Depuis le début avril, cinq cimetières – le dernier hier dans l’Indre – ont été dégradés.
STÈLES brisées dans le Nord, tombes maculées d’inscriptions nazies dans le Pas-de-Calais, sépultures endommagées dans l’Eure : la subite recrudescence des profanations de cimetières, survenue alors que la campagne présidentielle bat son plein, met les forces de l’ordre en alerte. Hier, alors que les analystes ne souhaitaient y voir qu’une fâcheuse loi des séries, les gendarmes de l’Indre révélaient qu’une nouvelle nécropole avait été vandalisée à Rouvres-les-Bois, un bourg de 370 âmes situé au nord de Châteauroux : les plaques de huit tombeaux ont été cassées en deux, des croix couchées sur le sol et des vases brisés. Plusieurs familles ont l’intention de déposer plainte.
En Champagne, une soixantaine de tombes chrétiennes ont été dégradées dans la nuit de samedi à dimanche dernier, à Hautvillers (Marne), paisible village viticole près d’Épernay. Aucun signe raciste ou antisémite n’a été relevé dans ces deux dernières affaires. Elles portent à cinq le nombre de profanations commises dans le pays depuis le début du mois.
Après avoir passé au crible les trois premiers sacrilèges, les analystes confessent leur perplexité. « Les profils des auteurs ne collent pas d’un dossier à l’autre », confiait-on hier au ministère de l’Intérieur. Le déséquilibré de 32 ans mis en examen la semaine dernière pour la dégradation de 51 tombes dans le carré juif du cimetière de Lille était saoul. Il aurait été pris d’une bouffée de colère en croyant reconnaître un intégriste musulman sur un médaillon d’un défunt barbu… Les trois jeunes garçons, dont un mineur de 16 ans, appréhendés vendredi dans la banlieue de Lens après avoir maculé 52 sépultures musulmanes d’un cimetière militaire près d’Arras, sont pour leur part des nazillons. Des croix gammées ou celtiques, des inscriptions « Heil Hitler » et « skinhead is not dead » avaient été peinturlurées à la diable. L’un des suspects a déclaré qu’« Hitler était son idole », a confié le procureur d’Arras.

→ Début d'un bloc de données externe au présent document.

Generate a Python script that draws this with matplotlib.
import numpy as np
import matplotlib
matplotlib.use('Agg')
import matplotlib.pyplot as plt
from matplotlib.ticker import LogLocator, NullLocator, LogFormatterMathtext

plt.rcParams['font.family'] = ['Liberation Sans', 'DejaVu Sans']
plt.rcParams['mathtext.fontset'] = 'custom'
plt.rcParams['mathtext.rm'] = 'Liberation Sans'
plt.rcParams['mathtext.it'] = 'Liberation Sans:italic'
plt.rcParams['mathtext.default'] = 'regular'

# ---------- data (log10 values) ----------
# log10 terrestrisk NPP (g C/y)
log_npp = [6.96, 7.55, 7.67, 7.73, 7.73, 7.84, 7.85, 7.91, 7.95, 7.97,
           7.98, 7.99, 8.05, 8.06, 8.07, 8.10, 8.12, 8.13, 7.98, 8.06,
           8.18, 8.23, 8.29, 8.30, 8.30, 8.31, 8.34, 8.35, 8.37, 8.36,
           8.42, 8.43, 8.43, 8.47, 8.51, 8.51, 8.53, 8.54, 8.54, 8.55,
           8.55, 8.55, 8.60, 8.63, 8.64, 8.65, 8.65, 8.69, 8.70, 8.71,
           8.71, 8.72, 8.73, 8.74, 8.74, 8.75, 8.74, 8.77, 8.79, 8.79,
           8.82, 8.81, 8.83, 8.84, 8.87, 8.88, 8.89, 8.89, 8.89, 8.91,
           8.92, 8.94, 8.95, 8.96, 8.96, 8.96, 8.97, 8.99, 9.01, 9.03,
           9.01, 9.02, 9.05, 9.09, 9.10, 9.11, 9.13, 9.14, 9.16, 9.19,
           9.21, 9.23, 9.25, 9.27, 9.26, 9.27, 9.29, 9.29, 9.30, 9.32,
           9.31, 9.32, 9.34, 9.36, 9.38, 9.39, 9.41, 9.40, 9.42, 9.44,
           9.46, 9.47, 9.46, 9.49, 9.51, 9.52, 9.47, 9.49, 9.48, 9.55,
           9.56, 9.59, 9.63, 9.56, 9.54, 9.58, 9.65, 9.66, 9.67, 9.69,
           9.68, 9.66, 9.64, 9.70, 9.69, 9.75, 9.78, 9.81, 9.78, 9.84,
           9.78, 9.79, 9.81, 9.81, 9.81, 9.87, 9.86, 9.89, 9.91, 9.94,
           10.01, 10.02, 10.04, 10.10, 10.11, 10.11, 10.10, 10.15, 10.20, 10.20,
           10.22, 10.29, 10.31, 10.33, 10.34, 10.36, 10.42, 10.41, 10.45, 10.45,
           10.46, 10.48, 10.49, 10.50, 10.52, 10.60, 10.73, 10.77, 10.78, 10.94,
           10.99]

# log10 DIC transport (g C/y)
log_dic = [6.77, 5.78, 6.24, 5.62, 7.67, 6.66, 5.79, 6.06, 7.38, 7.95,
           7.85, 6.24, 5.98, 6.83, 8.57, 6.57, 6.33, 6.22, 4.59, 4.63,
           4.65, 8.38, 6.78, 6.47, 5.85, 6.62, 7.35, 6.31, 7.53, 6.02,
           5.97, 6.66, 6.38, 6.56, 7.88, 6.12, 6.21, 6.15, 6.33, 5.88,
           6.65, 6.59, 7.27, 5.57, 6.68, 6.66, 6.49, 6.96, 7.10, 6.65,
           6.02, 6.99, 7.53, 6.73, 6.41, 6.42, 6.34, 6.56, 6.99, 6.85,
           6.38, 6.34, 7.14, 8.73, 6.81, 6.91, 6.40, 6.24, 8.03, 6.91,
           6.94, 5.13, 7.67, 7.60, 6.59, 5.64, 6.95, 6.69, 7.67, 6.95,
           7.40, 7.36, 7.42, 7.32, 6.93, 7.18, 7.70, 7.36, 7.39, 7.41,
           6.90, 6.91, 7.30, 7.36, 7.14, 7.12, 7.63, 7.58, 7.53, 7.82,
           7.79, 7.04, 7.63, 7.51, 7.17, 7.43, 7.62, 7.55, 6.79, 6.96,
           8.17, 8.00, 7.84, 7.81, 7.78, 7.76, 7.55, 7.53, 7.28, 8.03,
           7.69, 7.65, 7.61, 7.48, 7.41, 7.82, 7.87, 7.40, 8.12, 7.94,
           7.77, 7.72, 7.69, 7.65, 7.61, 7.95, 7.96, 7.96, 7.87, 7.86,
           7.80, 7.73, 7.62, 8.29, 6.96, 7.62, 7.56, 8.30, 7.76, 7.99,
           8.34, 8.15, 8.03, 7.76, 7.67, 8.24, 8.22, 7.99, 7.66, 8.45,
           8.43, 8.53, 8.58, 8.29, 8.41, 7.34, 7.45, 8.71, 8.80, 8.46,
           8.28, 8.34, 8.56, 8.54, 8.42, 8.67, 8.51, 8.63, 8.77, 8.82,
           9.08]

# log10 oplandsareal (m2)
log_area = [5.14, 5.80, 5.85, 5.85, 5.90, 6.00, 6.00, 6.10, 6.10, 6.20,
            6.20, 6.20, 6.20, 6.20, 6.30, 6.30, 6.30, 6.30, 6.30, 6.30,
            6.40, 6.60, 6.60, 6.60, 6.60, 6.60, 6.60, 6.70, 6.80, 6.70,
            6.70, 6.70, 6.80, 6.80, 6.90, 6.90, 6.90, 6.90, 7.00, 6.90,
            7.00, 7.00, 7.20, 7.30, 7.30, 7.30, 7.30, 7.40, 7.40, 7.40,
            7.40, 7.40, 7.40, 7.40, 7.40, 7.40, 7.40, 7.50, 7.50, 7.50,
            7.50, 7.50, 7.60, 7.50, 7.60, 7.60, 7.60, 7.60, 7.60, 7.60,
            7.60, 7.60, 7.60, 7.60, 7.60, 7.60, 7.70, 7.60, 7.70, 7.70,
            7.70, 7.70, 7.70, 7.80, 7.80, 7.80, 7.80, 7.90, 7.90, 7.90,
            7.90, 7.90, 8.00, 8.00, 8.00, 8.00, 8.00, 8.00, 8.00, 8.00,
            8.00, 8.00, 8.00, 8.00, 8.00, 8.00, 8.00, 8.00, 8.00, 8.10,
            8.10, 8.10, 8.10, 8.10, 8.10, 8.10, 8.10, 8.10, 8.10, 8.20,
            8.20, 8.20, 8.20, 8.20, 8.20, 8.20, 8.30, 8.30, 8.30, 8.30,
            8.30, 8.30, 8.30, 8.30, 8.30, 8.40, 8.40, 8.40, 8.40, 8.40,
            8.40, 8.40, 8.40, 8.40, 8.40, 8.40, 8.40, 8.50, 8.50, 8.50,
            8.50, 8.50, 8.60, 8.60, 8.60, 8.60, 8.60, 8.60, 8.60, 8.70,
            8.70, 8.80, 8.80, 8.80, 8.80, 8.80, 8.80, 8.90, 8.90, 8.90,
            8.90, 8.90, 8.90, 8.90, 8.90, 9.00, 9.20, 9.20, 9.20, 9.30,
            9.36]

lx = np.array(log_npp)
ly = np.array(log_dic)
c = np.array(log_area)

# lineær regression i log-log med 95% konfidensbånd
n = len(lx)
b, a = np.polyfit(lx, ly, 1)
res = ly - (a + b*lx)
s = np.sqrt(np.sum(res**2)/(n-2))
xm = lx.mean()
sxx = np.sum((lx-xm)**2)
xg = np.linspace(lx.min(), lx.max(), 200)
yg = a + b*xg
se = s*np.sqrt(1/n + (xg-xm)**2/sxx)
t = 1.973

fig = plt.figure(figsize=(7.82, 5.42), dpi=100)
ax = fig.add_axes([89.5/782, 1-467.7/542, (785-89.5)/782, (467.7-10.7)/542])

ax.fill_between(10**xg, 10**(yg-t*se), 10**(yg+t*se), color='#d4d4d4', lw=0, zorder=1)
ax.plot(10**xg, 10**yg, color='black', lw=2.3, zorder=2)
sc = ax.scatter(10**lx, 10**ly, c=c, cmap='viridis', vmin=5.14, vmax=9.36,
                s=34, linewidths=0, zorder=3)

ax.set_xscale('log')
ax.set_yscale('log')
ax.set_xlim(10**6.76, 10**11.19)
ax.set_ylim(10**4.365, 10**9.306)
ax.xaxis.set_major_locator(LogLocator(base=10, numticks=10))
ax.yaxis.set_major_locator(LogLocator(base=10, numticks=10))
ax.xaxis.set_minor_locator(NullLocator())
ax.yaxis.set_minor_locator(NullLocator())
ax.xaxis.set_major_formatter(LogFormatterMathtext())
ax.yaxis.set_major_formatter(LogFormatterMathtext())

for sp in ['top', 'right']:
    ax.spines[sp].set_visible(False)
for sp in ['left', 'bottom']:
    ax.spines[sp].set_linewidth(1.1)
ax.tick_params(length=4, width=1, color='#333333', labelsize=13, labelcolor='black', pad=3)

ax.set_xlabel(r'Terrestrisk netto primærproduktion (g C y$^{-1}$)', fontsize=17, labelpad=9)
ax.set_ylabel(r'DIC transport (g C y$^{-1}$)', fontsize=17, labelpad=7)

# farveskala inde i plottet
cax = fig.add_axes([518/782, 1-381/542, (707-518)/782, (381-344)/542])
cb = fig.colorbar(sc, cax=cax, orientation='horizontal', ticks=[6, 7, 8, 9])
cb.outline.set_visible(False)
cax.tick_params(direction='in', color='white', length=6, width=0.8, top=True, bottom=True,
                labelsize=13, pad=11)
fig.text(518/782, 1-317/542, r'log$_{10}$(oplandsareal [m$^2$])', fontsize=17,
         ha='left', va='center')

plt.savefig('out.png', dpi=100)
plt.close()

Enfin, trois jeunes majeurs et deux mineurs versés dans la sous-culture « gothique », la musique « metall » ainsi que les messes noires ont reconnu la violation de quelque 180 stèles au Havre, dont un quart abritent des dépouilles de confession juive. Mus par un relent paganiste que ne renient guère les groupuscules de l’ultradroite, le quintet a également souillé des tombes d’emblèmes nazis. Issus de la petite bourgeoisie, ces profanateurs en herbe, présentés comme « disposant d’un niveau intellectuel misérable », ont été déférés hier après-midi.
Un « possible phénomène d’entraînement »
« L’ébullition idéologique liée à la campagne chauffe les esprits et les effets de loupe médiatique portés sur les actes de profanations peuvent conduire les esprits les plus faibles à agir par mimétisme », concédait-on hier au ministère de l’lntérieur où les plus pessimistes redoutaient un « possible phénomène d’entraînement ». « Il ne serait pas étonnant que des faits similaires surviennent dans les prochains jours », prophétisaient les Cassandre. Pourtant, aucune consigne particulière n’était donnée hier pour protéger les nécropoles. Selon nos informations, pas moins de 173 cimetières ont été la cible de profanations l’an dernier dans la seule zone gendarmerie qui couvre 95 % du territoire et 206 violations avaient été recensées en 2005. Un délit puni d’un an d’emprisonnement et 15 000 euros d’amende. Quand les infractions sont racistes ou antisémites, les sanctions sont portées à trois ans d’emprisonnement. Mais, au final, ce sont les familles endeuillées qui paient le plus lourd tribut à cette « vogue » du vandalisme funèbre.